▸ **What you are asked to do**: Output every line exactly as written. Leave out pictures.

▸ **Dataset excerpt**:
****************

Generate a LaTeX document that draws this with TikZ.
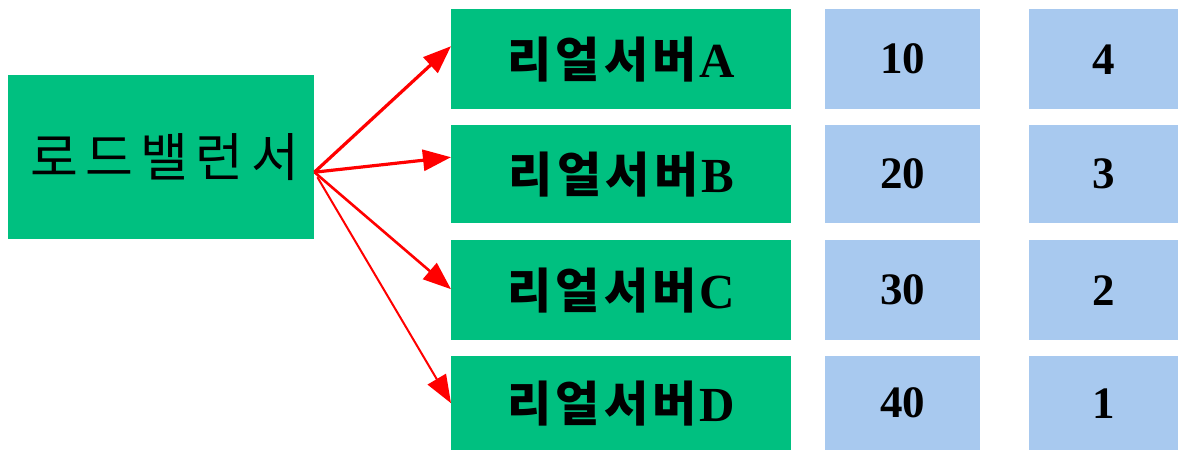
\documentclass[tikz,border=0pt]{standalone}
\usepackage{fontspec}
\setmainfont{Liberation Serif}
\newfontfamily\krlb[LetterSpace=14]{Noto Sans CJK KR}
\newfontfamily\krsv[LetterSpace=9]{Noto Sans CJK KR}
\usetikzlibrary{arrows.meta}
\definecolor{boxgreen}{RGB}{0,192,128}
\definecolor{boxblue}{RGB}{168,201,239}
\tikzset{
  gbox/.style={fill=boxgreen, draw=none, inner sep=0pt, anchor=north west},
  bbox/.style={fill=boxblue, draw=none, inner sep=0pt, anchor=north west, font=\fontsize{45}{48}\selectfont\bfseries},
  conn/.style={draw=red, line width=3.2pt, -{Triangle[length=28pt,width=21pt]}},
}
\newcommand{\srv}[1]{{\krsv\fontsize{48}{50}\selectfont\bfseries 리얼서버}\kern3pt{\fontsize{49}{50}\selectfont\bfseries #1}}
\begin{document}
\begin{tikzpicture}[x=1pt,y=-1pt]
\useasboundingbox (0,0) rectangle (1178,450);
\node[gbox, minimum width=306pt, minimum height=164pt] (lb) at (8,75) {\krlb\fontsize{52}{56}\selectfont 로드밸런서\kern-7pt};
\node[gbox, minimum width=340pt, minimum height=100pt] (sA) at (451,9) {\srv{A}};
\node[gbox, minimum width=340pt, minimum height=98pt] (sB) at (451,125) {\srv{B}};
\node[gbox, minimum width=340pt, minimum height=100pt] (sC) at (451,240) {\srv{C}};
\node[gbox, minimum width=340pt, minimum height=94pt] (sD) at (451,356) {\srv{D}};
\node[bbox, minimum width=155pt, minimum height=100pt] (wA) at (825,9) {10};
\node[bbox, minimum width=155pt, minimum height=98pt] (wB) at (825,125) {20};
\node[bbox, minimum width=155pt, minimum height=100pt] (wC) at (825,240) {30};
\node[bbox, minimum width=155pt, minimum height=94pt] (wD) at (825,356) {40};
\node[bbox, minimum width=149pt, minimum height=100pt] (rA) at (1029,9) {4};
\node[bbox, minimum width=149pt, minimum height=98pt] (rB) at (1029,125) {3};
\node[bbox, minimum width=149pt, minimum height=100pt] (rC) at (1029,240) {2};
\node[bbox, minimum width=149pt, minimum height=94pt] (rD) at (1029,356) {1};
\coordinate (src) at ([yshift=-15pt]lb.east);
\draw[conn] (src) -- ([yshift=13pt]sA.west);
\draw[conn] (src) -- ([yshift=17pt]sB.west);
\draw[conn, line width=2.6pt] (src) -- ([yshift=1pt]sC.west);
\draw[conn, line width=2pt] ([shift={(3pt,-5pt)}]src) -- ([yshift=0pt]sD.west);
\end{tikzpicture}
\end{document}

****************

▸ **Answer to this exercise**:
Generate a LaTeX document that draws this with TikZ.
\documentclass[tikz,border=0pt]{standalone}
\usepackage{fontspec}
\setmainfont{Liberation Serif}
\newfontfamily\krlb[LetterSpace=14]{Noto Sans CJK KR}
\newfontfamily\krsv[LetterSpace=9]{Noto Sans CJK KR}
\usetikzlibrary{arrows.meta}
\definecolor{boxgreen}{RGB}{0,192,128}
\definecolor{boxblue}{RGB}{168,201,239}
\tikzset{
  gbox/.style={fill=boxgreen, draw=none, inner sep=0pt, anchor=north west},
  bbox/.style={fill=boxblue, draw=none, inner sep=0pt, anchor=north west, font=\fontsize{45}{48}\selectfont\bfseries},
  conn/.style={draw=red, line width=3.2pt, -{Triangle[length=28pt,width=21pt]}},
}
\newcommand{\srv}[1]{{\krsv\fontsize{48}{50}\selectfont\bfseries 리얼서버}\kern3pt{\fontsize{49}{50}\selectfont\bfseries #1}}
\begin{document}
\begin{tikzpicture}[x=1pt,y=-1pt]
\useasboundingbox (0,0) rectangle (1178,450);
\node[gbox, minimum width=306pt, minimum height=164pt] (lb) at (8,75) {\krlb\fontsize{52}{56}\selectfont 로드밸런서\kern-7pt};
\node[gbox, minimum width=340pt, minimum height=100pt] (sA) at (451,9) {\srv{A}};
\node[gbox, minimum width=340pt, minimum height=98pt] (sB) at (451,125) {\srv{B}};
\node[gbox, minimum width=340pt, minimum height=100pt] (sC) at (451,240) {\srv{C}};
\node[gbox, minimum width=340pt, minimum height=94pt] (sD) at (451,356) {\srv{D}};
\node[bbox, minimum width=155pt, minimum height=100pt] (wA) at (825,9) {10};
\node[bbox, minimum width=155pt, minimum height=98pt] (wB) at (825,125) {20};
\node[bbox, minimum width=155pt, minimum height=100pt] (wC) at (825,240) {30};
\node[bbox, minimum width=155pt, minimum height=94pt] (wD) at (825,356) {40};
\node[bbox, minimum width=149pt, minimum height=100pt] (rA) at (1029,9) {4};
\node[bbox, minimum width=149pt, minimum height=98pt] (rB) at (1029,125) {3};
\node[bbox, minimum width=149pt, minimum height=100pt] (rC) at (1029,240) {2};
\node[bbox, minimum width=149pt, minimum height=94pt] (rD) at (1029,356) {1};
\coordinate (src) at ([yshift=-15pt]lb.east);
\draw[conn] (src) -- ([yshift=13pt]sA.west);
\draw[conn] (src) -- ([yshift=17pt]sB.west);
\draw[conn, line width=2.6pt] (src) -- ([yshift=1pt]sC.west);
\draw[conn, line width=2pt] ([shift={(3pt,-5pt)}]src) -- ([yshift=0pt]sD.west);
\end{tikzpicture}
\end{document}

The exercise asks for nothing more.